GOAL OF THE EXERCISE: Retype each line exactly. Skip images.

## START

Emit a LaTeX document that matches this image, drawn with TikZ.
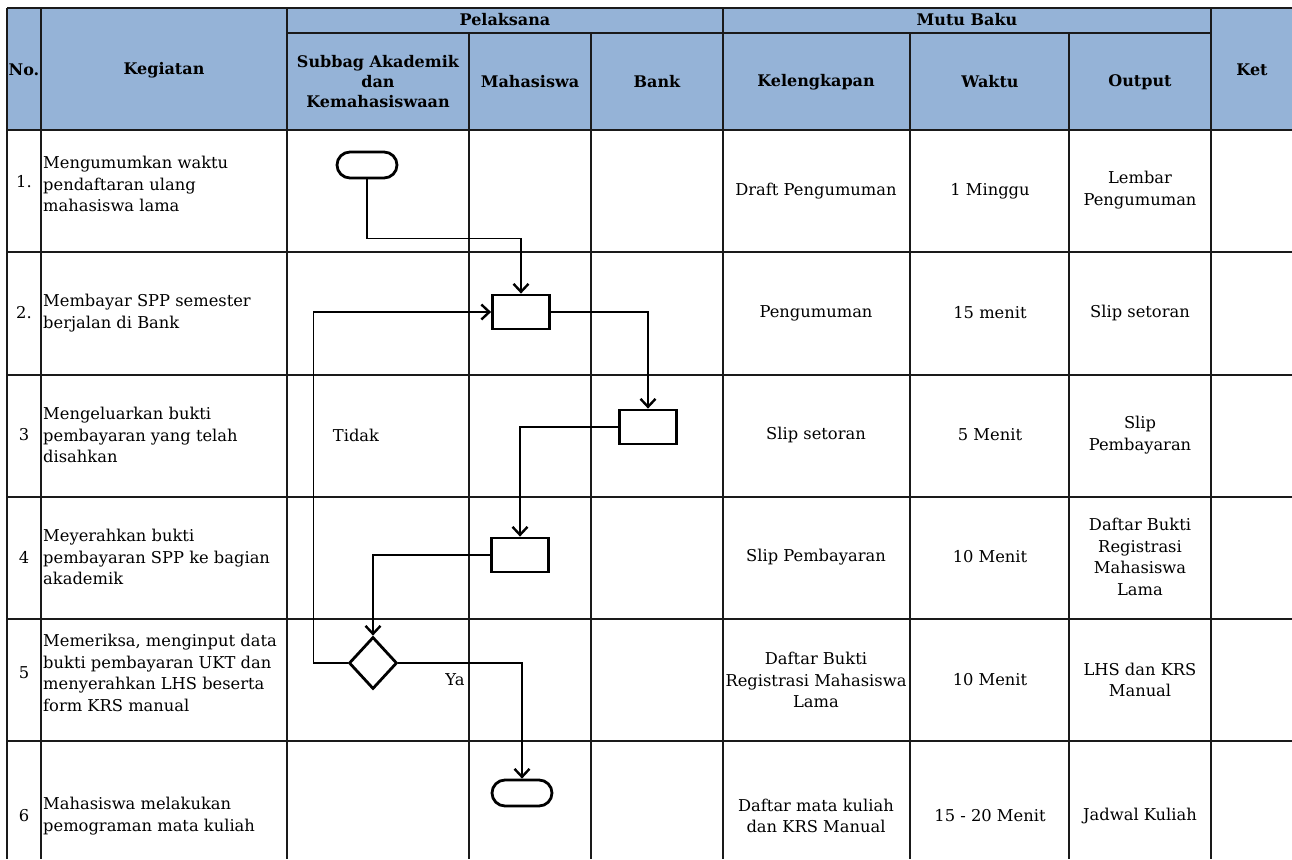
\documentclass[tikz,border=0pt]{standalone}
\usepackage{fontspec}
\setmainfont{DejaVu Serif}
\usepackage{tikz}
\usetikzlibrary{shapes.geometric,arrows.meta,positioning,calc}
\definecolor{headblue}{HTML}{95B3D7}
\definecolor{gridline}{HTML}{1A1A1A}

\begin{document}
\begin{tikzpicture}[
    x=1pt, y=-1pt,
    grid/.style={
        line width=1.7pt,
        color=gridline
    },
    flowbox/.style={
        rectangle,
        draw,
        line width=2.8pt,
        minimum width=57pt,
        minimum height=34pt
    },
    terminal/.style={
        rectangle,
        rounded corners=13pt,
        draw,
        line width=2.8pt,
        minimum width=60pt,
        minimum height=26pt
    },
    decision/.style={
        diamond,
        draw,
        line width=2.8pt,
        inner sep=0pt,
        minimum width=48pt,
        minimum height=52pt
    },
    flow/.style={
        ->,
        line width=1.2pt,
        >={Straight Barb[length=8pt,width=15pt,line width=2.4pt]}
    },
    head/.style={
        font=\fontsize{16}{20}\selectfont\bfseries,
        align=center
    },
    cell/.style={
        font=\fontsize{16.3}{21.7}\selectfont,
        align=center
    },
    task/.style={
        font=\fontsize{16.3}{21.7}\selectfont,
        align=left,
        anchor=west,
        inner sep=1pt
    }
]

\useasboundingbox (0,0) rectangle (1292,859);

% Header background
\fill[headblue] (7,8) rectangle (1292,130);

% Table grid
\foreach \y in {8,130,252,375,497,619,741} {
    \draw[grid] (7,\y) -- (1292,\y);
}
\draw[grid] (287,33) -- (1211,33);
\foreach \x in {7,41,287,723,1211} {
    \draw[grid] (\x,8) -- (\x,859);
}
\foreach \x in {469,591,910,1069} {
    \draw[grid] (\x,33) -- (\x,859);
}

% Header texts
\node[head] (hno) at (24,70) {No.};
\node[head] (hkeg) at (164,70) {Kegiatan};
\node[head] (hpel) at (505,20) {Pelaksana};
\node[head] (hsub) at (378,82) {Subbag Akademik\\dan\\Kemahasiswaan};
\node[head] (hmhs) at (530,82) {Mahasiswa};
\node[head] (hbank) at (657,82) {Bank};
\node[head] (hmutu) at (967,20) {Mutu Baku};
\node[head] (hkel) at (816,82) {Kelengkapan};
\node[head] (hwkt) at (990,82) {Waktu};
\node[head] (hout) at (1140,82) {Output};
\node[head] (hket) at (1252,70) {Ket};

% Numbers
\node[cell] (no1) at (24,182) {1.};
\node[cell] (no2) at (24,313) {2.};
\node[cell] (no3) at (24,435) {3};
\node[cell] (no4) at (24,557) {4};
\node[cell] (no5) at (24,673) {5};
\node[cell] (no6) at (24,816) {6};

% Kegiatan
\node[task] (keg1) at (42,184) {Mengumumkan waktu\\pendaftaran ulang\\mahasiswa lama};
\node[task] (keg2) at (42,313) {Membayar SPP semester\\berjalan di Bank};
\node[task] (keg3) at (42,435) {Mengeluarkan bukti\\pembayaran yang telah\\disahkan};
\node[task] (keg4) at (42,557) {Meyerahkan bukti\\pembayaran SPP ke bagian\\akademik};
\node[task] (keg5) at (42,673) {Memeriksa, menginput data\\bukti pembayaran UKT dan\\menyerahkan LHS beserta\\form KRS manual};
\node[task] (keg6) at (42,816) {Mahasiswa melakukan\\pemograman mata kuliah};

% Kelengkapan
\node[cell] (kel1) at (816,191) {Draft Pengumuman};
\node[cell] (kel2) at (816,313) {Pengumuman};
\node[cell] (kel3) at (816,435) {Slip setoran};
\node[cell] (kel4) at (816,557) {Slip Pembayaran};
\node[cell] (kel5) at (816,680) {Daftar Bukti\\Registrasi Mahasiswa\\Lama};
\node[cell] (kel6) at (816,816) {Daftar mata kuliah\\dan KRS Manual};

% Waktu
\node[cell] (wkt1) at (990,191) {1 Minggu};
\node[cell] (wkt2) at (990,313) {15 menit};
\node[cell] (wkt3) at (990,435) {5 Menit};
\node[cell] (wkt4) at (990,557) {10 Menit};
\node[cell] (wkt5) at (990,680) {10 Menit};
\node[cell] (wkt6) at (990,816) {15 - 20 Menit};

% Output
\node[cell] (out1) at (1140,190) {Lembar\\Pengumuman};
\node[cell] (out2) at (1140,313) {Slip setoran};
\node[cell] (out3) at (1140,435) {Slip\\Pembayaran};
\node[cell] (out4) at (1140,557) {Daftar Bukti\\Registrasi\\Mahasiswa\\Lama};
\node[cell] (out5) at (1140,680) {LHS dan KRS\\Manual};
\node[cell] (out6) at (1140,816) {Jadwal Kuliah};

% Flow symbols
\node[terminal] (start) at (367,165) {};
\node[flowbox] (bayar) at (521,312) {};
\node[flowbox] (bukti) at (648,427) {};
\node[flowbox] (serah) at (520,555) {};
\node[decision] (cek) at (373,663) {};
\node[terminal] (stop) at (522,793) {};

% Connections
\draw[flow] (start.south) -- ++(0,59) -| (bayar.north);
\draw[flow] (bayar.east) -| (bukti.north);
\draw[flow] (bukti.west) -| (serah.north);
\draw[flow] (serah.west) -| (cek.north);
\draw[flow] (cek.west) -- ++(-34,0) |- (bayar.west);
\draw[flow] (cek.east) -| (stop.north);

% Labels
\node[cell] (tidak) at (356,435) {Tidak};
\node[cell] (ya) at (455,680) {Ya};

\end{tikzpicture}
\end{document}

## END

TASK RESULT:
Emit a LaTeX document that matches this image, drawn with TikZ.
\documentclass[tikz,border=0pt]{standalone}
\usepackage{fontspec}
\setmainfont{DejaVu Serif}
\usepackage{tikz}
\usetikzlibrary{shapes.geometric,arrows.meta,positioning,calc}
\definecolor{headblue}{HTML}{95B3D7}
\definecolor{gridline}{HTML}{1A1A1A}

\begin{document}
\begin{tikzpicture}[
    x=1pt, y=-1pt,
    grid/.style={
        line width=1.7pt,
        color=gridline
    },
    flowbox/.style={
        rectangle,
        draw,
        line width=2.8pt,
        minimum width=57pt,
        minimum height=34pt
    },
    terminal/.style={
        rectangle,
        rounded corners=13pt,
        draw,
        line width=2.8pt,
        minimum width=60pt,
        minimum height=26pt
    },
    decision/.style={
        diamond,
        draw,
        line width=2.8pt,
        inner sep=0pt,
        minimum width=48pt,
        minimum height=52pt
    },
    flow/.style={
        ->,
        line width=1.2pt,
        >={Straight Barb[length=8pt,width=15pt,line width=2.4pt]}
    },
    head/.style={
        font=\fontsize{16}{20}\selectfont\bfseries,
        align=center
    },
    cell/.style={
        font=\fontsize{16.3}{21.7}\selectfont,
        align=center
    },
    task/.style={
        font=\fontsize{16.3}{21.7}\selectfont,
        align=left,
        anchor=west,
        inner sep=1pt
    }
]

\useasboundingbox (0,0) rectangle (1292,859);

% Header background
\fill[headblue] (7,8) rectangle (1292,130);

% Table grid
\foreach \y in {8,130,252,375,497,619,741} {
    \draw[grid] (7,\y) -- (1292,\y);
}
\draw[grid] (287,33) -- (1211,33);
\foreach \x in {7,41,287,723,1211} {
    \draw[grid] (\x,8) -- (\x,859);
}
\foreach \x in {469,591,910,1069} {
    \draw[grid] (\x,33) -- (\x,859);
}

% Header texts
\node[head] (hno) at (24,70) {No.};
\node[head] (hkeg) at (164,70) {Kegiatan};
\node[head] (hpel) at (505,20) {Pelaksana};
\node[head] (hsub) at (378,82) {Subbag Akademik\\dan\\Kemahasiswaan};
\node[head] (hmhs) at (530,82) {Mahasiswa};
\node[head] (hbank) at (657,82) {Bank};
\node[head] (hmutu) at (967,20) {Mutu Baku};
\node[head] (hkel) at (816,82) {Kelengkapan};
\node[head] (hwkt) at (990,82) {Waktu};
\node[head] (hout) at (1140,82) {Output};
\node[head] (hket) at (1252,70) {Ket};

% Numbers
\node[cell] (no1) at (24,182) {1.};
\node[cell] (no2) at (24,313) {2.};
\node[cell] (no3) at (24,435) {3};
\node[cell] (no4) at (24,557) {4};
\node[cell] (no5) at (24,673) {5};
\node[cell] (no6) at (24,816) {6};

% Kegiatan
\node[task] (keg1) at (42,184) {Mengumumkan waktu\\pendaftaran ulang\\mahasiswa lama};
\node[task] (keg2) at (42,313) {Membayar SPP semester\\berjalan di Bank};
\node[task] (keg3) at (42,435) {Mengeluarkan bukti\\pembayaran yang telah\\disahkan};
\node[task] (keg4) at (42,557) {Meyerahkan bukti\\pembayaran SPP ke bagian\\akademik};
\node[task] (keg5) at (42,673) {Memeriksa, menginput data\\bukti pembayaran UKT dan\\menyerahkan LHS beserta\\form KRS manual};
\node[task] (keg6) at (42,816) {Mahasiswa melakukan\\pemograman mata kuliah};

% Kelengkapan
\node[cell] (kel1) at (816,191) {Draft Pengumuman};
\node[cell] (kel2) at (816,313) {Pengumuman};
\node[cell] (kel3) at (816,435) {Slip setoran};
\node[cell] (kel4) at (816,557) {Slip Pembayaran};
\node[cell] (kel5) at (816,680) {Daftar Bukti\\Registrasi Mahasiswa\\Lama};
\node[cell] (kel6) at (816,816) {Daftar mata kuliah\\dan KRS Manual};

% Waktu
\node[cell] (wkt1) at (990,191) {1 Minggu};
\node[cell] (wkt2) at (990,313) {15 menit};
\node[cell] (wkt3) at (990,435) {5 Menit};
\node[cell] (wkt4) at (990,557) {10 Menit};
\node[cell] (wkt5) at (990,680) {10 Menit};
\node[cell] (wkt6) at (990,816) {15 - 20 Menit};

% Output
\node[cell] (out1) at (1140,190) {Lembar\\Pengumuman};
\node[cell] (out2) at (1140,313) {Slip setoran};
\node[cell] (out3) at (1140,435) {Slip\\Pembayaran};
\node[cell] (out4) at (1140,557) {Daftar Bukti\\Registrasi\\Mahasiswa\\Lama};
\node[cell] (out5) at (1140,680) {LHS dan KRS\\Manual};
\node[cell] (out6) at (1140,816) {Jadwal Kuliah};

% Flow symbols
\node[terminal] (start) at (367,165) {};
\node[flowbox] (bayar) at (521,312) {};
\node[flowbox] (bukti) at (648,427) {};
\node[flowbox] (serah) at (520,555) {};
\node[decision] (cek) at (373,663) {};
\node[terminal] (stop) at (522,793) {};

% Connections
\draw[flow] (start.south) -- ++(0,59) -| (bayar.north);
\draw[flow] (bayar.east) -| (bukti.north);
\draw[flow] (bukti.west) -| (serah.north);
\draw[flow] (serah.west) -| (cek.north);
\draw[flow] (cek.west) -- ++(-34,0) |- (bayar.west);
\draw[flow] (cek.east) -| (stop.north);

% Labels
\node[cell] (tidak) at (356,435) {Tidak};
\node[cell] (ya) at (455,680) {Ya};

\end{tikzpicture}
\end{document}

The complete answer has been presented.